Una vez más los choferes del transporte público han mostrado su iracundia a título de obtener un aumento en las tarifas de sus servicios. Han dado un inicio ingrato al nuevo año con la violencia que desataron en pleno centro de esta capital contra sus propios compañeros de trabajo que tienden a ser más comprensivos con la situación económica de los usuarios y, peor aún, contra vehículos particulares que tenían el pleno derecho de circular sin impedimento alguno.
Este sector laboral con actos de intemperancia y desconsideración inducido por sus dirigentes, lo único que hace es concitar el rechazo de la población, pese a que ésta, al igual que las pretendidas exigencias de los choferes, también confronta situaciones limitantes en sus posibilidades económicas.
En unos casos porque los ingresos que percibe el común de los hogares son insuficientes para hacer frente al constante aumento de los precios de los alimentos y de los bienes en general. En otros, por el inmenso drama de la falta de empleos sostenibles y de remuneración aceptable, lo cual, en muchas ocasiones, deriva en el crecimiento de la informalidad, con las múltiples consecuencias adversas que entraña.
En escenario de tal naturaleza, resulta un atentado contra la racionalidad y el espíritu solidario que todos deben guardarse, entre propios y extraños, recurrir a la violencia para obtener mayores beneficios económicos. En caso de que éstos fueran apremiantes, el recurso es la negociación con las autoridades correspondientes, mostrando, obviamente, las justificaciones documentadas, en cada caso.
Por tanto, ha sido inadmisible, intolerable, que los dirigentes de los choferes empleen la violencia contra sus propios compañeros de trabajo para someterlos a sus designios, cuando muchos de ellos optaban por seguir trabajando, antes que tornar sus conveniencias o intereses en motivo de golpizas e incluso agresiones contra la dignidad de las personas.
Constituyen actos de primitivismo social cuando a la vista y paciencia de los transeúntes se aplica castigos físicos, en unos casos utilizando correas y en otros instrumentos de fuerza para “sentar la mano” a quienes osaban trabajar con regularidad, antes de anteponer sus requerimientos financieros mediante el ultraje y el avasallamiento de los más elementales derechos humanos.
Además, cuando se tiene motivos para exigir algo, la contraparte insoslayable es también dar. El hecho es que buena parte del servicio del transporte público se lo ofrece en malas condiciones. En unos casos por el mal estado de la estructura de los vehículos -algunos incluso se hallan destartalados-, de los asientos estrechos y sin el mantenimiento adecuado en su conservación y la desatención de los conductores cuando los pasajeros anuncian que desean bajar en una u otra esquina, al no recibir respuesta verbal y, en la mayor parte de las veces, sin ser atendidos en sus pedidos.

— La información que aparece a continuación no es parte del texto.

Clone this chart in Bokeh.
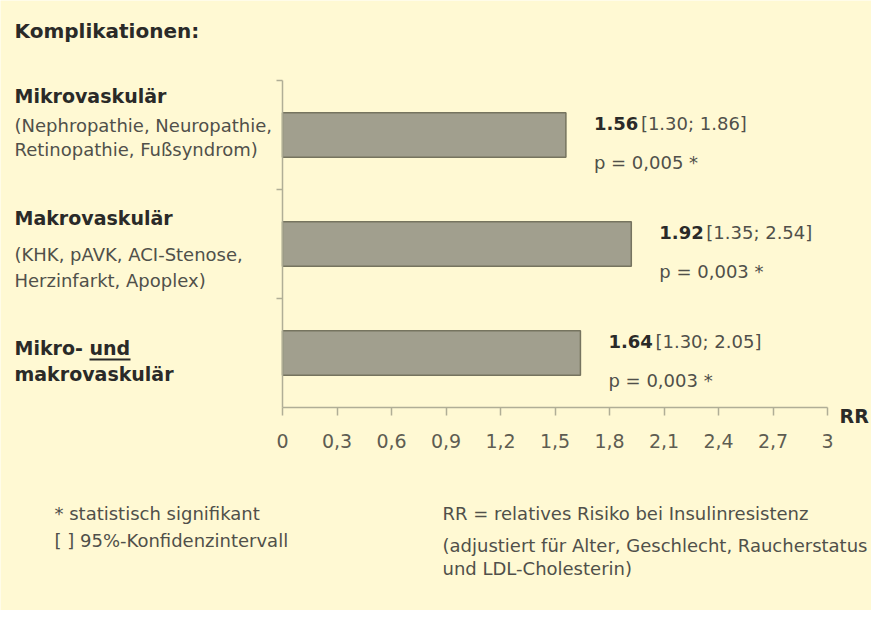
from bokeh.plotting import figure
from bokeh.models import Label, Range1d, FixedTicker, Arrow, ColumnDataSource
from bokeh.embed import file_html
from bokeh.resources import INLINE

# ---------------- data ----------------
categories = ["Mikrovaskulär", "Makrovaskulär", "Mikro- und makrovaskulär"]
rr_values = [1.56, 1.92, 1.64]
ci_low = [1.30, 1.35, 1.30]
ci_high = [1.86, 2.54, 2.05]
p_values = ["0,005", "0,003", "0,003"]
x_ticks = [0, 0.3, 0.6, 0.9, 1.2, 1.5, 1.8, 2.1, 2.4, 2.7, 3]
x_tick_labels = ["0", "0,3", "0,6", "0,9", "1,2", "1,5", "1,8", "2,1", "2,4", "2,7", "3"]

title_text = "Komplikationen:"
cat_lines = [["Mikrovaskulär"], ["Makrovaskulär"], ["Mikro- und", "makrovaskulär"]]
cat_details = [["(Nephropathie, Neuropathie,", "Retinopathie, Fußsyndrom)"],
               ["(KHK, pAVK, ACI-Stenose,", "Herzinfarkt, Apoplex)"],
               []]
foot_left = ["* statistisch signifikant", "[  ] 95%-Konfidenzintervall"]
foot_right = ["RR = relatives Risiko bei Insulinresistenz",
              "(adjustiert für Alter, Geschlecht, Raucherstatus",
              "und LDL-Cholesterin)"]

# ---------------- styles ----------------
BG = "#FFF9D3"
BAR_FILL = "#A19F8E"
BAR_LINE = "#76745F"
AXIS = "#B0AE96"
DARK = "#2A2A28"
REG = "#50504A"
FONT = "DejaVu Sans"

W, H = 871, 610
# chart area in page pixels: x=0 at 290, x=3 at 835; y=0 at 415, y=3 at 88
PX0, PX3, PY0, PY3 = 290, 835, 415, 88

def XD(px):  # page px -> data x
    return (px - PX0) * 3.0 / (PX3 - PX0)

def YD(py):  # page py -> data y
    return (PY0 - py) * 3.0 / (PY0 - PY3)

p = figure(width=W, height=H,
           x_range=Range1d(XD(8), XD(8 + W)), y_range=Range1d(YD(8 + H), YD(8)),
           output_backend="svg", toolbar_location=None,
           min_border_left=0, min_border_right=0,
           min_border_top=0, min_border_bottom=0)
p.background_fill_color = BG
p.border_fill_color = BG
p.outline_line_color = None
p.xgrid.visible = False
p.ygrid.visible = False

# x axis
p.xaxis.fixed_location = 0
p.xaxis.bounds = (0, 3)
p.xaxis.ticker = FixedTicker(ticks=x_ticks)
p.xaxis.major_label_overrides = {t: l for t, l in zip(x_ticks, x_tick_labels)}
p.xaxis.minor_tick_line_color = None
p.xaxis.major_tick_out = 8
p.xaxis.major_tick_in = 0
p.xaxis.major_label_standoff = 18
p.xaxis.major_label_text_font = FONT
p.xaxis.major_label_text_font_size = "19px"
p.xaxis.major_label_text_color = "#5E5D52"
p.xaxis.axis_line_color = AXIS
p.xaxis.axis_line_width = 1.5
p.xaxis.major_tick_line_color = AXIS
p.xaxis.major_tick_line_width = 1.5

# y axis (category separators)
p.yaxis.fixed_location = 0
p.yaxis.bounds = (0, 3)
p.yaxis.ticker = FixedTicker(ticks=[1, 2, 3])
p.yaxis.major_label_overrides = {1: "", 2: "", 3: ""}
p.yaxis.minor_tick_line_color = None
p.yaxis.major_tick_out = 6
p.yaxis.major_tick_in = 0
p.yaxis.axis_line_color = AXIS
p.yaxis.axis_line_width = 1.5
p.yaxis.major_tick_line_color = AXIS
p.yaxis.major_tick_line_width = 1.5

n = len(categories)
ys = [n - 0.5 - i for i in range(n)]
src = ColumnDataSource(dict(y=ys, right=rr_values, cat=categories))
p.hbar(y="y", left=0, right="right", height=0.41, source=src,
       fill_color=BAR_FILL, line_color=BAR_LINE, line_width=1.5)

def lab(x, y, text, size="18px", bold=False, color=None, x_offset=0):
    p.add_layout(Label(x=x, y=y, text=text, x_offset=x_offset,
                       text_font=FONT, text_font_size=size,
                       text_font_style="bold" if bold else "normal",
                       text_color=color or (DARK if bold else REG),
                       text_align="left", text_baseline="middle"))

px_per_y = (PY0 - PY3) / 3.0
px_per_x = (PX3 - PX0) / 3.0
# annotations next to bars
for i in range(n):
    yc = ys[i]
    xa = rr_values[i] + 28 / px_per_x
    lab(xa, yc + 12 / px_per_y, f"{rr_values[i]:.2f}", bold=True)
    lab(xa, yc + 12 / px_per_y, f"[{ci_low[i]:.2f}; {ci_high[i]:.2f}]", x_offset=47)
    lab(xa, yc - 27 / px_per_y, f"p = {p_values[i]} *")

# title
lab(XD(22), YD(38), title_text, size="20px", bold=True)

# category labels on the left
head_y = [[103], [225], [355, 381]]
det_y = [[133, 157], [262, 288], []]
for i in range(n):
    for t, yy in zip(cat_lines[i], head_y[i]):
        lab(XD(22), YD(yy), t, size="19px", bold=True)
    for t, yy in zip(cat_details[i], det_y[i]):
        lab(XD(22), YD(yy), t)

# underline for "und"
p.add_layout(Arrow(end=None, x_start=XD(97), x_end=XD(138),
                   y_start=YD(367), y_end=YD(367),
                   line_color=DARK, line_width=2))

# axis title
lab(XD(847), YD(423), "RR", size="19px", bold=True)

# footnotes
for t, yy in zip(foot_left, [521, 548]):
    lab(XD(62), YD(yy), t)
for t, yy in zip(foot_right, [521, 553, 576]):
    lab(XD(450), YD(yy), t)

open("out.html", "w").write(file_html(p, INLINE))
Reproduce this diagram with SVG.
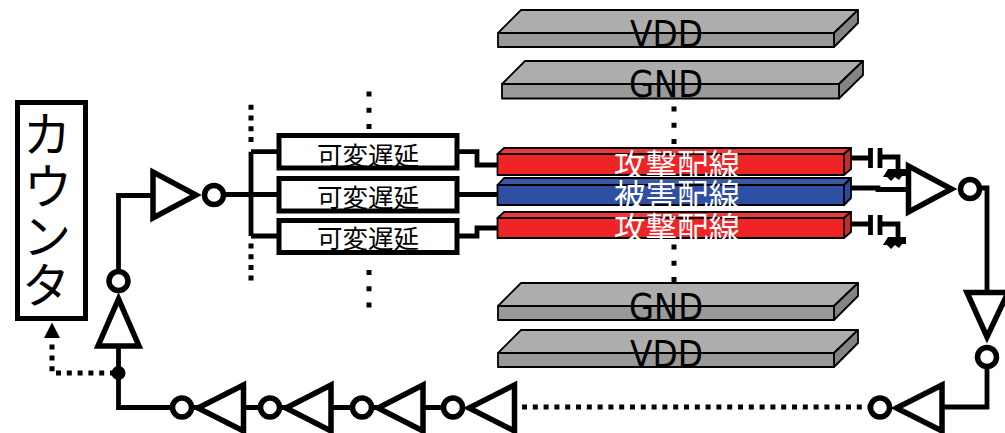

En la ciudad de La Paz y en el resto de las urbes del país no se pretende contar con servicios de excelencia a cambio de costos que estén al alcance de sus posibilidades financieras. Lo único que se espera es contar con un servicio aceptable en el transporte público, tanto por razones de atención personal como por su buen estado de mantenimiento. No se pide más.
Lamentablemente, los dirigentes gremiales de los choferes no se ubican en la posición de los usuarios, simple y llanamente pretenden imponer su voluntad y quizá hasta sus caprichos. El resto pareciera ser que no es de su incumbencia, ya sea porque tienen fuertes cargas de resentimiento social o porque son ajenos a la realidad del medio socio-económico en que operan.